We know that working too many hours on too little sleep can be dangerous. Teaching hospitals have the latest technology and the most up-to-date facilities, but they are also staffed by residents in training who may be working long swing shifts and haven't had a good night's sleep in days. Third shift factory workers have more accidents than their daytime counterparts, even when their shifts never change. There's something in our bodies that craves a regular amount of sleep during nighttime hours, even when modern life encourages us to fight against the clock to squeeze more into a 24-hour day. Scientists, called chronobiologists, at the University of California at San Diego's Center for Circadian Biology are studying how time affects our bodies and our health.
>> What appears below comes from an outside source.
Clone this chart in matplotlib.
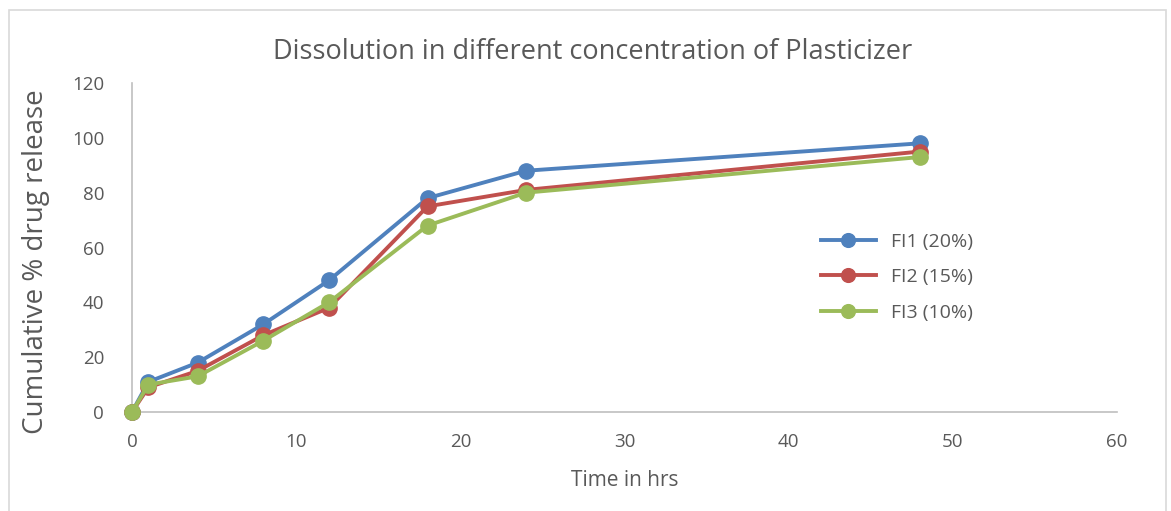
import matplotlib
matplotlib.use("Agg")
import matplotlib.pyplot as plt
from matplotlib.patches import Rectangle

plt.rcParams["font.family"] = ["Open Sans", "DejaVu Sans"]

time_hrs = [0, 1, 4, 8, 12, 18, 24, 48]
fi1 = [0, 11, 18, 32, 48, 78, 88, 98]
fi2 = [0, 9, 15, 28, 38, 75, 81, 95]
fi3 = [0, 10, 13, 26, 40, 68, 80, 93]
labels = ["FI1 (20%)", "FI2 (15%)", "FI3 (10%)"]
colors = ["#4F81BD", "#C0504D", "#9BBB59"]

text_color = "#595959"
axis_color = "#BFBFBF"

fig = plt.figure(figsize=(11.71, 5.11), dpi=100)
fig.patches.append(Rectangle((9 / 1171, -0.01), 1157 / 1171, 1 - 10 / 511 + 0.01,
                             transform=fig.transFigure, fill=False,
                             edgecolor="#D9D9D9", linewidth=1.2))
ax = fig.add_axes([132 / 1171, (511 - 412) / 511, (1117 - 132) / 1171, (412 - 83) / 511])

for series, lab, col in zip([fi1, fi2, fi3], labels, colors):
    ax.plot(time_hrs, series, color=col, linewidth=2.8, marker="o",
            markersize=11, label=lab, clip_on=False, zorder=3)

ax.set_xlim(0, 60)
ax.set_ylim(0, 120)
ax.set_xticks(range(0, 61, 10))
ax.set_yticks(range(0, 121, 20))
for side in ["top", "right"]:
    ax.spines[side].set_visible(False)
for side in ["left", "bottom"]:
    ax.spines[side].set_color(axis_color)
    ax.spines[side].set_linewidth(1.2)
ax.tick_params(length=0, labelsize=13.5, labelcolor=text_color)
ax.tick_params(axis="x", pad=15)
ax.tick_params(axis="y", pad=20)

ax.set_title("Dissolution in different concentration of Plasticizer",
             fontsize=19.5, color=text_color, pad=17, x=0.468)
ax.set_xlabel("Time in hrs", fontsize=15, color=text_color, labelpad=14)
ax.set_ylabel("Cumulative % drug release", fontsize=20, color=text_color)
ax.yaxis.set_label_coords(-0.083, 0.456)

ax.legend(loc="upper left", bbox_to_anchor=(0.682, 0.598), frameon=False,
          fontsize=14, labelcolor=text_color, handlelength=2.8,
          labelspacing=0.9, markerscale=0.9)

fig.savefig("out.png", dpi=100)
All across the UCSD campus, members of the Center for Circadian Biology—which does not have its own building— are researching these timekeeping functions. Among their findings: Genes that run our circadian rhythms are linked to metabolism and its control networks. Mess with one and you mess with the other. For example, eat too late in the evening, when your metabolic defenses have powered down, and your chances of growing obese balloon. In turn, that fat can also invade your liver and thus increase your likelihood of inflammation and cancer.
Our mental health is also at risk. Researchers have found that 70 percent of people with disorders that keep them from sleeping at the usual time—possibly due to a genetic abnormality—suffer from conditions like severe depression or anxiety. In fact, nearly two-thirds of bipolar sufferers report abnormal sleep cycles.
Already, doctors treating cancer have used chronobiology’s findings to better plan their treatments. For example, undergoing chemotherapy later in the day increases patients’ chances of avoiding nausea because stomach linings better repair themselves at that time.